• [Prompt] Copy exactly the lines that run from the top of the listing to the line containing "from matplotlib.lines import Line2D", both ends included, and omit the pictures.

============================================================

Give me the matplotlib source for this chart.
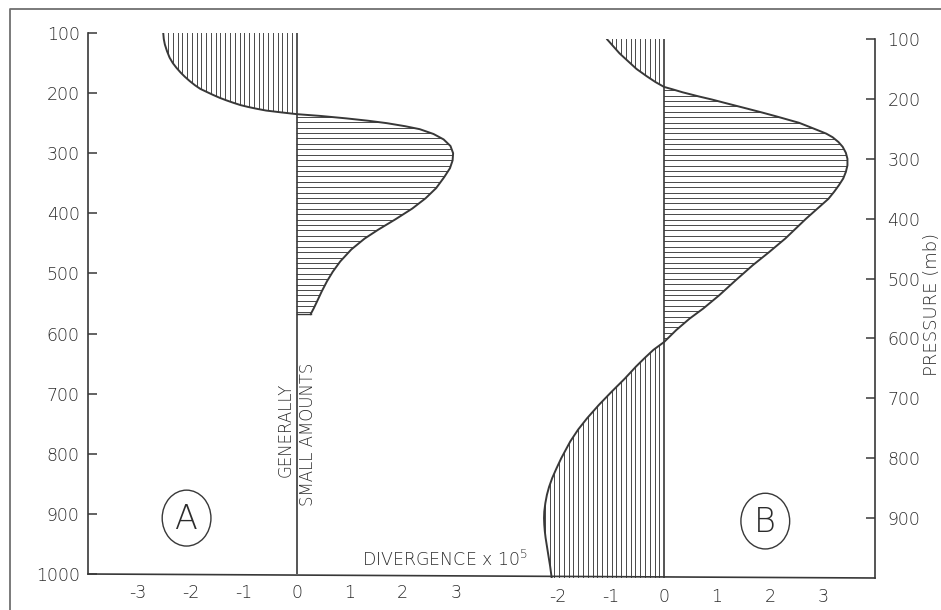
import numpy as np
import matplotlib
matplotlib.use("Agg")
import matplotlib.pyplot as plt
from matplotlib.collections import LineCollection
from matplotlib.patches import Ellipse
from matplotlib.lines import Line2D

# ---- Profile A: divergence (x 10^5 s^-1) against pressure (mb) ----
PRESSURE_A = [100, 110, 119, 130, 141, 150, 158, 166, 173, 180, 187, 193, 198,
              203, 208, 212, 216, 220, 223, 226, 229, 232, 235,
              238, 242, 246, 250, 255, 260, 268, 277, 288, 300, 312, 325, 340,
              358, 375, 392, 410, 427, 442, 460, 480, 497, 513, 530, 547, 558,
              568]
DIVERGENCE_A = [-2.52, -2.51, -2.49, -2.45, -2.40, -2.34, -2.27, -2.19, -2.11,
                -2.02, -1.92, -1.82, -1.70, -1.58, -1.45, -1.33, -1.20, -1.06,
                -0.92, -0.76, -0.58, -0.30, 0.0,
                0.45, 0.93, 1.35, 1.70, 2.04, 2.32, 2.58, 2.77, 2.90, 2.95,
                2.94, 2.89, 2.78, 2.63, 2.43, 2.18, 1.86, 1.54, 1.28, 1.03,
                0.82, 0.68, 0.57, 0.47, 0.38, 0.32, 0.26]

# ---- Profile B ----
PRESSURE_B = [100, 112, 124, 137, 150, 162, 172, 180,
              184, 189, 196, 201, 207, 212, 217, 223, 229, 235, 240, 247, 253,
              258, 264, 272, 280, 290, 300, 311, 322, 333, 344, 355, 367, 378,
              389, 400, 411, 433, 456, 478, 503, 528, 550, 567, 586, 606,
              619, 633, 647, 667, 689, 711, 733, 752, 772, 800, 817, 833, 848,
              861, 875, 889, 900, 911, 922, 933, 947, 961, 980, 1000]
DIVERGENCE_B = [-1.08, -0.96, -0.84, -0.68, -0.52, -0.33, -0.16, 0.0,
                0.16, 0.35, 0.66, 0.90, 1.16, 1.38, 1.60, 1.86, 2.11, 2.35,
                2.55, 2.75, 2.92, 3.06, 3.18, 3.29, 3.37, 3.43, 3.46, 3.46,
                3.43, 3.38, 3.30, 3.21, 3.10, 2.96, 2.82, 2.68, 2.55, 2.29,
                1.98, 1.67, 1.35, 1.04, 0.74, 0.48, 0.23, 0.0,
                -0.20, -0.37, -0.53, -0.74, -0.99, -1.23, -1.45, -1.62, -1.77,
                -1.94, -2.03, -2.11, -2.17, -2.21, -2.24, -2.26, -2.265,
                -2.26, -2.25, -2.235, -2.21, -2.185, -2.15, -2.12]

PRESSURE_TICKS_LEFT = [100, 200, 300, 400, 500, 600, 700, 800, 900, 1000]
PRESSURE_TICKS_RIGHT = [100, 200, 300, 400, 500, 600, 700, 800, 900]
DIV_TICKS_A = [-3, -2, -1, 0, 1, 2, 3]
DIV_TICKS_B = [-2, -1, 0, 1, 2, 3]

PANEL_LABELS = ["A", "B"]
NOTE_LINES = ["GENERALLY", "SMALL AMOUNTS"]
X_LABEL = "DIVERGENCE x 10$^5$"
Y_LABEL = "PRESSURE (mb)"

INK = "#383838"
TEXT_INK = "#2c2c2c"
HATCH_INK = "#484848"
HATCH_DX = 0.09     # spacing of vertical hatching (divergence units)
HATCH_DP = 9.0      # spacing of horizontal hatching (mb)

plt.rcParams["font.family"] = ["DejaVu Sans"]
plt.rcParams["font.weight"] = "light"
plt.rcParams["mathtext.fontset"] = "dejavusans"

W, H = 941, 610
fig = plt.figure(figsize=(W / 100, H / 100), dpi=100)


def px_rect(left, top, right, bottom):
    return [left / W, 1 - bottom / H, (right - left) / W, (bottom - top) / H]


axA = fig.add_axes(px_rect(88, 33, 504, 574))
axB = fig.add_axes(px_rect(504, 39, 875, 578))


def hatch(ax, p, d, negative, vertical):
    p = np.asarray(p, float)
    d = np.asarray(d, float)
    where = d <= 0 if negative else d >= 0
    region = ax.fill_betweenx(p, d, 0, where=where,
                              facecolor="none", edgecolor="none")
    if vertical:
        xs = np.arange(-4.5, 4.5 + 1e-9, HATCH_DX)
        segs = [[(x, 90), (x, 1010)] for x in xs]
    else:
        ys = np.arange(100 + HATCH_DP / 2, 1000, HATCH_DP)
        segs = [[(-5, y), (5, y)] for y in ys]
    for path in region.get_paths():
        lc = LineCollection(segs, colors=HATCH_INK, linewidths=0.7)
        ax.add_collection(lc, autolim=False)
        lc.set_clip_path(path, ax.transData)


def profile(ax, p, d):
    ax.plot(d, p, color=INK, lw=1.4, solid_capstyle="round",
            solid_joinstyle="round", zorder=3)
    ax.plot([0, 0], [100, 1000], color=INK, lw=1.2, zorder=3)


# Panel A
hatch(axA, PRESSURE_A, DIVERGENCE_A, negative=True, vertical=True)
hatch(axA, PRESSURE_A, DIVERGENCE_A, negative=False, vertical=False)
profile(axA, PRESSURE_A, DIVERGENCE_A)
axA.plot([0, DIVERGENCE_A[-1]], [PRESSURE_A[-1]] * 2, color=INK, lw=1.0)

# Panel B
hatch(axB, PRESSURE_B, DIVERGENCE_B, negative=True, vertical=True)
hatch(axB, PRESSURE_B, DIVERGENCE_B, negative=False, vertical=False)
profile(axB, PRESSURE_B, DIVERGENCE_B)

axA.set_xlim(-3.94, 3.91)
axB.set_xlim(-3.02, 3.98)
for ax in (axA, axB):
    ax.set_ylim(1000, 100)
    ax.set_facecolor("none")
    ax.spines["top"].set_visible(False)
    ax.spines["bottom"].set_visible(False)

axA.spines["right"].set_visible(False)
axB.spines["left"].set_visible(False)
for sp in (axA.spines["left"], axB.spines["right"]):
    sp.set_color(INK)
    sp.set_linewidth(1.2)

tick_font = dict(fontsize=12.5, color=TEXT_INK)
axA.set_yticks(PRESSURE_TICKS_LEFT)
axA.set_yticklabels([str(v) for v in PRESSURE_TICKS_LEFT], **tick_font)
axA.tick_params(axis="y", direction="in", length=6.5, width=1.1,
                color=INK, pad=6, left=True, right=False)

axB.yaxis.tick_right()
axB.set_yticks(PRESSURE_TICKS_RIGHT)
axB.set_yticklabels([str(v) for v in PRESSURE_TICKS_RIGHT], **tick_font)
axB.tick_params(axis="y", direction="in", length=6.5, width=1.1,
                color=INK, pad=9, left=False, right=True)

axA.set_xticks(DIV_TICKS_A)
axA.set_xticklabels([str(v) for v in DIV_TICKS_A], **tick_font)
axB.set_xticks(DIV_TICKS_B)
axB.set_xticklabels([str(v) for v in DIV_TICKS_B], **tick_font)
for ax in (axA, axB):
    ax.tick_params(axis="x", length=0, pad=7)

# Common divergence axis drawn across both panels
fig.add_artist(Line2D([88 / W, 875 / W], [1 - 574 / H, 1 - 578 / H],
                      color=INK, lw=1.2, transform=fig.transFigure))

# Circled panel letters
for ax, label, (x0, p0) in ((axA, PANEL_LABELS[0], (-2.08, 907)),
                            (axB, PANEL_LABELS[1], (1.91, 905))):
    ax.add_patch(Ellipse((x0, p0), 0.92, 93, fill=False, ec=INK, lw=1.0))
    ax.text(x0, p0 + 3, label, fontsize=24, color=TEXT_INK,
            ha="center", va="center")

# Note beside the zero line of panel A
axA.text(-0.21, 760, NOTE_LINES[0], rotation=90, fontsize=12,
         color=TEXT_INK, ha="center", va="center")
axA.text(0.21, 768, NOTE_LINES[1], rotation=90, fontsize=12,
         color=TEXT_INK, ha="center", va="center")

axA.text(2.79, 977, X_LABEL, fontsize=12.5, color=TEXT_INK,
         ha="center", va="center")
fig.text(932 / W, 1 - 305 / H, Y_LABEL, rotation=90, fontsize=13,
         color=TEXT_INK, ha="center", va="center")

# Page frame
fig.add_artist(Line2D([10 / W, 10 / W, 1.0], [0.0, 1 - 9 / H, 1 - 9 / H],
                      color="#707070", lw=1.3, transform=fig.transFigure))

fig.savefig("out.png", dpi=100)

============================================================

• [Right answer]
Give me the matplotlib source for this chart.
import numpy as np
import matplotlib
matplotlib.use("Agg")
import matplotlib.pyplot as plt
from matplotlib.collections import LineCollection
from matplotlib.patches import Ellipse
from matplotlib.lines import Line2D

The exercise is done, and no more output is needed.